Member of the Pennsylvania House of Representatives from the 74th district
- In office January 6, 2015 – November 30, 2018
- Preceded by: Tommy Sankey
- Succeeded by: Dan K. Williams

Personal details
- Born: February 1941 (age 85) Queens, New York City, New York, U.S.
- Party: Republican
- Spouse: Regina
- Children: 3
- Education: Winston-Salem State University (B.S.) West Chester State College (M.A.) Cheyney University of Pennsylvania (M.Ed)
- Alma mater: Coatesville Area High School

= Harry Lewis (politician) =

American politician (born 1941)

Harry Lewis Jr. (born February 1941) is an American politician who served in the Pennsylvania House of Representatives, representing the 74th District from 2015 until his retirement in 2018.

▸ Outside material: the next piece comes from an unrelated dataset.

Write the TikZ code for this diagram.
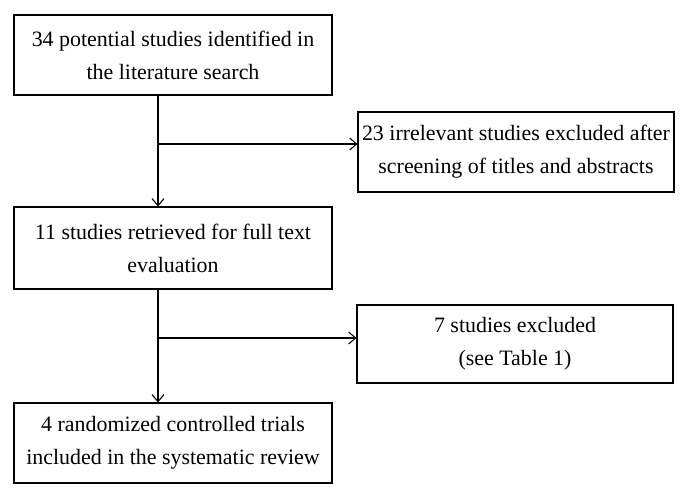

==Early life and education==
Lewis was born in February 1941, in Queens, New York City. As a child, Lewis lived in Carver Court. He graduated from Coatesville Area High School in 1959. Lewis earned a Bachelor of Science degree in health and physical education from Winston-Salem State University in 1963, a Master of Arts degree in wellness and fitness from West Chester State College in 1980, and a Master of Education from Cheyney University of Pennsylvania in 1999.

==Career==
Lewis worked at Coatesville Area High School for 36 years eventually becoming the school's principal.

===Pennsylvania House of Representatives===
Lewis was first elected in 2014 to represent the 74th District in the Pennsylvania House of Representatives. He won re-election from 2016, but declined to run again in 2018.

During his tenure, Lewis was the only African American in the Republican caucus.